To conclude Sam asks, “if you could go back in time and speak to your 18-year-old self, just getting into med school, what would you say are the three most important things that you would advise her to you know, to have a great life or you know, have a great life? 

"I know that this is not that this is helpful for the podcast, but I'd be so tempted to go back and just say don't do all those bad haircuts and have all those bad boyfriends. But that is not the answer you're looking for…I would say things like:"

1. "Both in medicine and in life. Things don't always go according to plan. And that's okay, If it doesn't go according to plan, you can't control everything. Sometimes the hardest thing in medicine and in life is to do nothing and just let time pass."

2. Probably one of the other things I would be saying to myself is, do things to make yourself happy and stick to your own values. Don't don't do things to please other people and seek approval from other people.

3. "Remember the reason you entered medicine was to serve patients and families. And it isn't to please or impress your colleagues or management. Stay true to that and stay strong on that path because it is a bumpy road. But ultimately, that's the road where you have some integrity to the profession."
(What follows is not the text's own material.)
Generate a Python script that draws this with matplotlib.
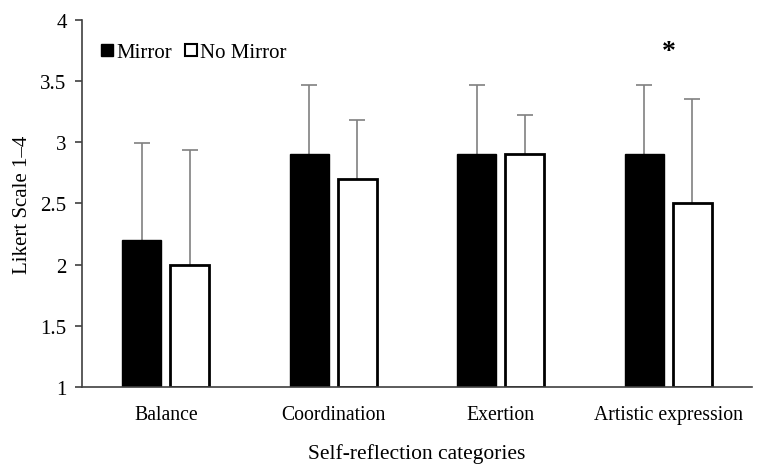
import numpy as np
import matplotlib.pyplot as plt
from matplotlib.lines import Line2D

plt.rcParams['font.family'] = ['Liberation Serif', 'DejaVu Serif']

# --- data
categories = ['Balance', 'Coordination', 'Exertion', 'Artistic expression']
mirror = [2.2, 2.9, 2.9, 2.9]
mirror_err = [0.79, 0.57, 0.57, 0.57]
no_mirror = [2.0, 2.7, 2.9, 2.5]
no_mirror_err = [0.94, 0.48, 0.32, 0.85]
star_idx = 3
star_y = 3.74

x = np.arange(len(categories))
w = 0.233
off = 0.143
grey = '#808080'

fig = plt.figure(figsize=(7.66, 4.77), dpi=100)
ax = fig.add_axes([0.107, 0.187, 0.875, 0.769])

for xs, vals, errs in [(x - off, mirror, mirror_err), (x + off, no_mirror, no_mirror_err)]:
    vals = np.array(vals)
    errs = np.array(errs)
    # upper-only error bars: stem, then cap at top
    ax.errorbar(xs, vals, yerr=[np.zeros(len(vals)), errs], fmt='none',
                ecolor=grey, elinewidth=1.2, capsize=0, zorder=1)
    ax.plot(xs, vals + errs, ls='none', marker='_', markersize=12,
            markeredgewidth=1.2, color=grey, zorder=1)

ax.bar(x - off, np.array(mirror) - 1, w, bottom=1, color='black', edgecolor='black', zorder=2)
ax.bar(x + off, np.array(no_mirror) - 1, w, bottom=1, color='white', edgecolor='black',
       linewidth=2, zorder=2)

ax.text(x[star_idx], star_y, '*', ha='center', va='center', fontsize=20, fontweight='bold')

ax.set_xlim(-0.5, len(categories) - 0.5)
ax.set_ylim(1, 4)
ax.set_yticks([1, 1.5, 2, 2.5, 3, 3.5, 4])
ax.set_yticklabels(['1', '1.5', '2', '2.5', '3', '3.5', '4'], fontsize=15)
ax.set_xticks(x)
ax.set_xticklabels(categories, fontsize=14.2)
ax.tick_params(axis='x', length=0, pad=13)
ax.tick_params(axis='y', direction='out', length=5, width=1.2, color='#404040', pad=6)
ax.spines['top'].set_visible(False)
ax.spines['right'].set_visible(False)
for s in ['left', 'bottom']:
    ax.spines[s].set_linewidth(1.2)
    ax.spines[s].set_color('#404040')

ax.set_xlabel('Self-reflection categories', fontsize=15.5, labelpad=14)
ax.set_ylabel('Likert Scale 1\u20134', fontsize=15, labelpad=6)

handles = [Line2D([], [], marker='s', color='none', markerfacecolor='black',
                  markeredgecolor='black', markersize=9),
           Line2D([], [], marker='s', color='none', markerfacecolor='white',
                  markeredgecolor='black', markeredgewidth=1.5, markersize=9)]
ax.legend(handles, ['Mirror', 'No Mirror'], loc='upper left', bbox_to_anchor=(0.0, 0.99),
          ncol=2, frameon=False, fontsize=15, handlelength=0.6, handletextpad=0.15,
          columnspacing=0.6, borderaxespad=0.5)

fig.savefig('out.png', dpi=100)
How would you want to be remembered?

“Despite my ardent feminist leanings, I think I probably mostly want to be remembered in life as a warm nurturing loving mother to my two sons, and maybe the world's best stepmother and aunt too, but I'm in medicine, and I guess I would just like to be an inspiration for those who don't see themselves reflected well in medicine. That for somebody who comes from an unconventional background, I just want to be a little light for them, and to say: "you can you can do it" and "we need people like you to be the force for change" because you know, I'm part of the old guard really, and I just really want to be there to help raise up those those people that could be the new innovators because they have a different perspective.